I had done this before.
A decade earlier, we had bought a farm property and I had spent a couple years cleaning that land and restoring the buildings there. At the time, our friends thought I was crazy to undertake this, but my wife understood what was pulling me; “For twenty years you’ve wanted to clean the family land by the bay but your Uncle wouldn’t let you,” she said, “so you had to find your own junkyard to clean.”
In fact, I hadn’t just cleaned our own place; after I removed all the trash and tires from our property, I began cleaning the riverbanks and the watershed next door to our home; I bagged up bottles, cans, and Styrofoam that had washed into the coves and woods and hauled out tires that had been dumped all along the river.
A pattern was clearly emerging and I was beginning to wonder if I had been an industrial polluter in some past life, because once again, here I was cleaning up the woods and streams–as if I was solely responsible for repairing the world.
Before he died, Danny had written me, questioning whether he should have done more with his life. He wondered if he should have developed the property when he could have. I answered his letter and said that perhaps his legacy was not in what he had produced but what he didn’t do.

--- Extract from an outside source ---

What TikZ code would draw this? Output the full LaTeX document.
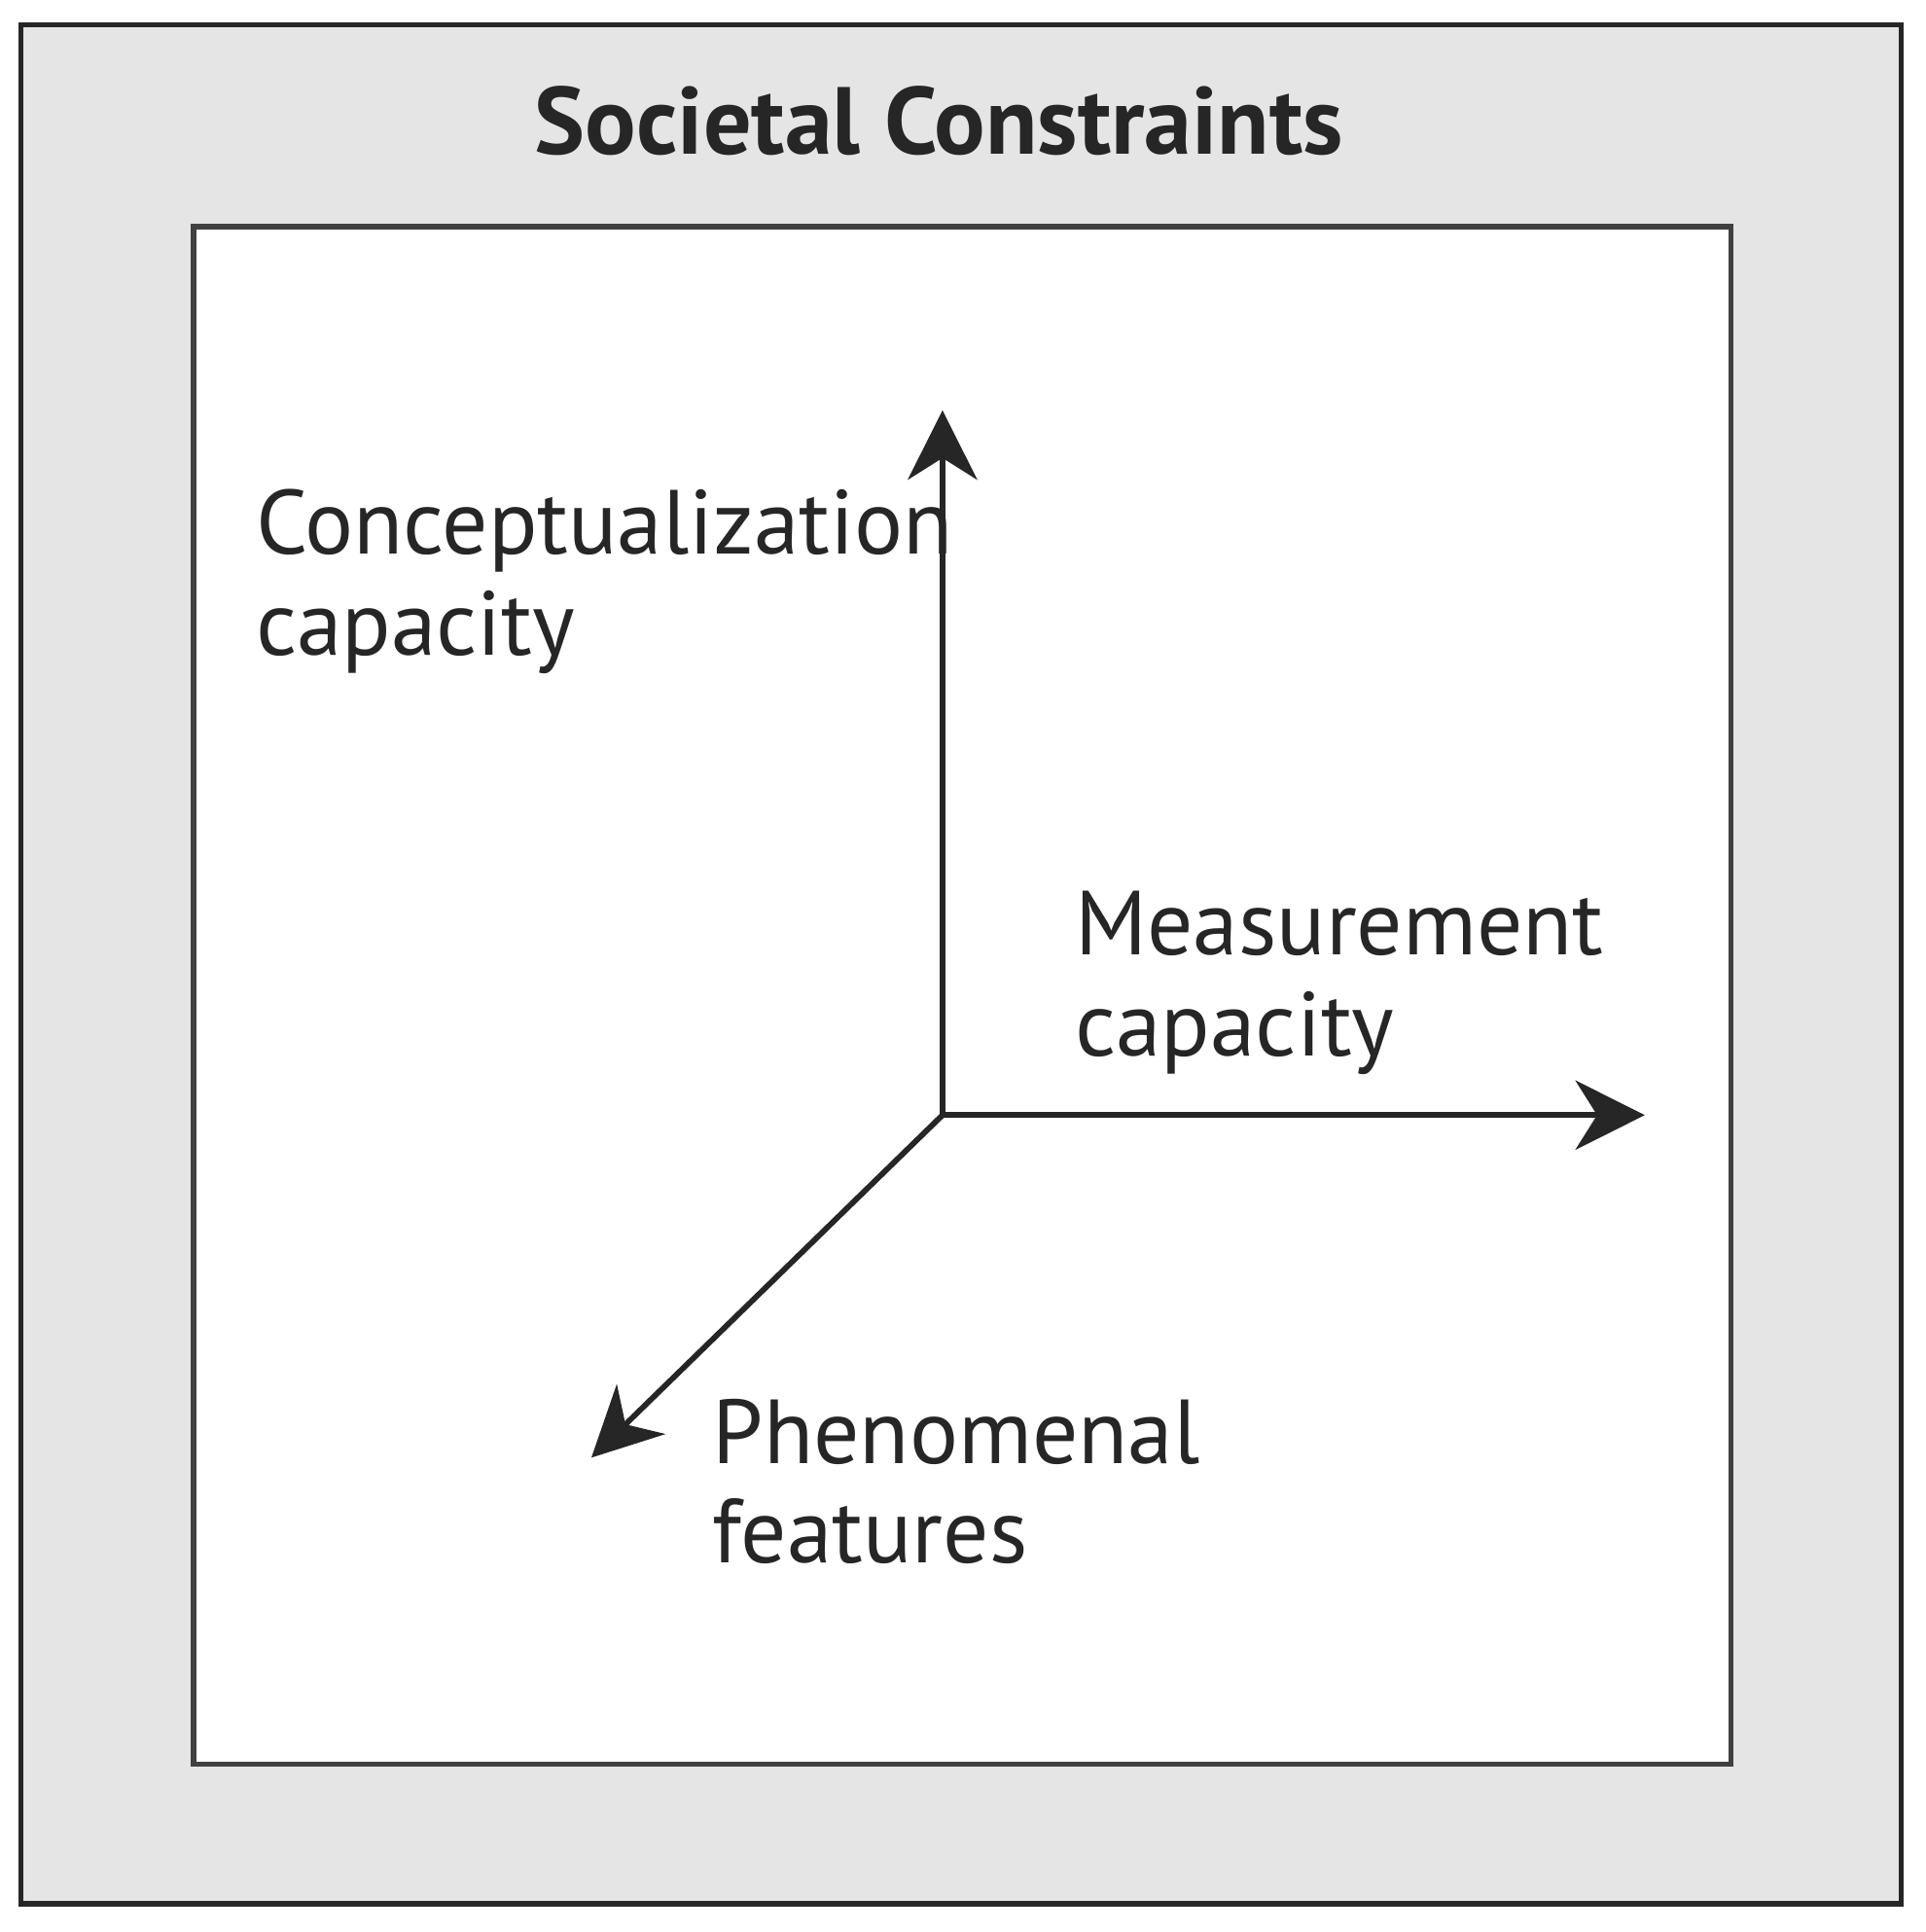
\documentclass[tikz,border=0pt]{standalone}
\usepackage{fontspec}
\setmainfont{PT Sans}
\usetikzlibrary{arrows.meta}
\begin{document}
\begin{tikzpicture}[x=0.01cm,y=-0.01cm,
  lbl/.style={inner sep=0pt,align=left,anchor=base west,font=\fontsize{21pt}{23.5pt}\selectfont,text=black!85},
  ax/.style={line width=1.3pt,draw=black!85,-{Stealth[length=16pt,width=16pt,inset=5pt]}}]
\useasboundingbox (0,0) rectangle (1563,1568);
\fill[white] (0,0) rectangle (1563,1568);
\draw[line width=1.2pt,draw=black!85,fill=black!10] (17,20) rectangle (1543,1545);
\draw[line width=1.2pt,draw=black!75,fill=white] (157,184) rectangle (1405,1432);
\node[inner sep=0pt,font=\bfseries\fontsize{22pt}{24pt}\selectfont,text=black!85] (title) at (762,98) {Societal Constraints};
\coordinate (o) at (765,905);
\coordinate (up) at (765,333);
\coordinate (rt) at (1335,905);
\coordinate (dl) at (480,1183);
\draw[ax] (o) -- (up);
\draw[ax] (o) -- (rt);
\draw[ax] (o) -- (dl);
\node[lbl] (c1) at (207,450) {Conceptualization};
\node[lbl] (c2) at (207,532) {capacity};
\node[lbl] (m1) at (872,775) {Measurement};
\node[lbl] (m2) at (872,857) {capacity};
\node[lbl] (p1) at (578,1188) {Phenomenal};
\node[lbl] (p2) at (578,1268) {features};
\end{tikzpicture}
\end{document}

Before there were restrictions for developing land along the Chesapeake Bay, Danny had had multiple chances to sell or develop his land and make a lot of money, but he chose to keep it wooded and natural and to live simply, with a small footprint–long before those terms became cliches. The debris in the woods and on the beach could be cleaned up and I enjoyed doing that work. It was unskilled, unromantic and dirty, but it was good work.
With the land and house cleaned, we began thinking about the next step. The roof leaked in so many places, it was comical to be inside during a rainstorm. Electric lines dangled dangerously from the ceiling. We wondered how the house had survived for so long and how my uncle managed to avoid a house fire.
Friends came out to look and were skeptical when we described how we planned to repair the house; with all that family history, I had a compelling need to save it if I could–despite the scope of what was needed. We spent months reviewing options and going over building plans.
Shortly after we began the work, a hurricane came up the Bay and dropped a tree on the back porch, pushing the whole house out of square. It was the final straw. Clearly, some greater power was overriding my desire to save this house. After the damage, we kept coming back, trying to find a way to still make it work, but it was obvious: the house was lost.
When the trucks finally came to haul it away, we saw that many of the wooden beams that had appeared strong and sturdy, had splintered apart in the demolition, revealing rot, decay and insect damage in places where we could never have seen it. The footers, built decades before there were building codes, sat just a few inches below the ground; nothing close to the depth required today. We looked on as they were pulled up and hauled away, wondering how the house had stood upright all those years.
The house just barely outlived my uncle, who was born in 1938–the same year the house was built. It did its job and now will become a memory, aided by photographs spanning seventy years.
The land my Grandparents first saw remains much the way it looked when they drove down that first time. We’ve placed the woodlands in a forest conservation program and the trails and paths have been reopened; the fruit trees my uncle planted have been pruned, and the trash has been picked up along the shoreline–at least until the next tide, when more debris will most assuredly wash up onto the beach for us to clean.
There is something poetic about the ebb and flow of the bay tides. It reminds you of your place in the world and reminds you that no matter how you try, there are some things you can never control.